Starbucks Case Study Strategic Management


Starbucks is the biggest retailer of coffee in America today. It was started in 1971 in the Seatlle Pike market as a single store selling whole coffee. In 1982, John Baldwin, Zev siege and Gordon Bowker opened five more joints in Seattle Pike and started wholesaling coffee to the local restaurants. Later in 1992, Starbucks sold most of its shares to the public consequently amassing a huge clientele.

The company had finally gotten the much recognition it deserved in the country. It went from a five-store company to literally owning all the coffee shops in North America. From 1987 to 2002, Starbucks moved from a mere 17 stores to over 2000 stores in America. Besides the stores, Starbucks had as many as 60,000 employees all over the country (Misonzhnik, 2011). Today, Starbucks is the biggest retailer of coffee in America with over 7000 stores.

Marketing Strategies

Social Media

Starbucks is one of the companies that embraces social media as a marketing tool.
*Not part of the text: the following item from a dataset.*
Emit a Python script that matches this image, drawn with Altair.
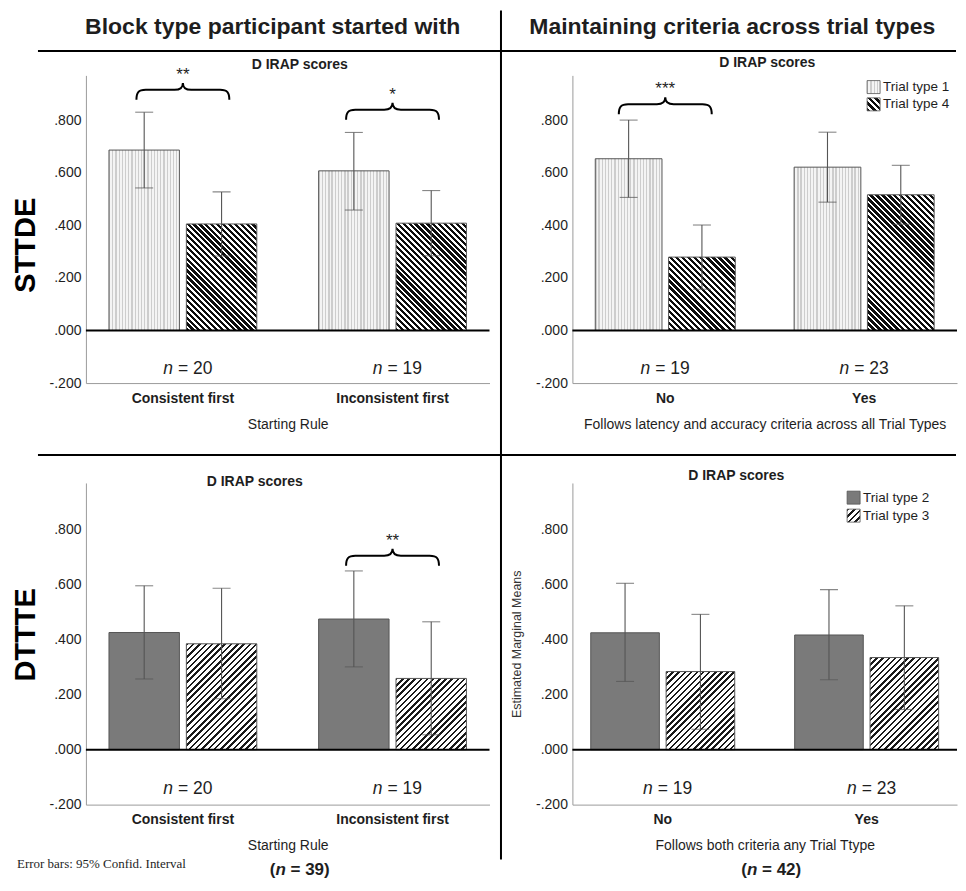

Their social media strategy is hedged around the company’s website and other social media platforms like; Twitter, Facebook, YouTube, My Starbucks Ideas among others (Misonzhnik, 2011).

Customer relationships

Unlike other companies that focus on increasing their clientele, Starbucks’ strategy is to cultivate its relationships with existing clients. The company ensures that customers are given an experience to remember as well as continuous online engagements. This strategy ensures that customers keep coming back besides becoming good ambassadors for the company.

Adaptation and innovation

Starbucks business crowdsourcing via its website is phenomenal. Over the years, Starbucks has endeavored to integrate several marketing strategies to increase its customer base. To begin with, the company conducts extensive market research to establish the perfect brand of coffee. A lot of money and time is spent in scientific researches. Furthermore, Starbucks embrace of the digital era is admirable. Starbucks ranks highly in all the different social sites as compared to their perennial nemesis MacDonald’s. In addition, Starbucks has a knack of being flexible with the changing economic situations. During the recession in 2008, Starbucks reduced its prices drastically in order to retain its client base (O’Farrell, 2013).


Starbucks tries to utilize the different marketing platforms available. They have an active presence in web 2.0 platforms, TV adverts, and email marketing. Furthermore, Starbucks holds various contests among its customers as a way of rewarding them. Among these contests is the coffee bag contest, which is very popular with customers. Another promotional platform that is used by the company is the “Daily Deal” site Group. This helps in disseminating information to customers on the affordable deals (Misonzhnik, 2011).


Other than coffee making coffee, Starbucks also tries to diversify its product line. Their latest acquisition of Tazo Tea is an example of a new product that has received good reception from customers. This has allowed them to offer tea in their menu giving customers a variety of beverages to choose from. In addition, Starbucks pushes its employees to provide customers with exceptional services. This includes remaking coffee for customers who feel that their coffee was not high quality (O’Farrell, 2013).


Starbucks is the picture of success in the coffee market. Over a few years, it has managed to take over the urban landscape more than any other company in recent times. It is estimated than Starbucks controls 33% of the coffee market in America. The expansion continues throughout the world with an estimated 18000 stores across Asia. With its superior marketing strategies, it is correct to conclude that Starbucks is a force to reckon with in the coffee market.


Misonzhnik, E. (2011). Starbucks Recaptures its Position at the Head of the U.S. Coffee Market. Web.

O’Farrell, R. (2013). Who is Starbucks’ Target Audience? Web.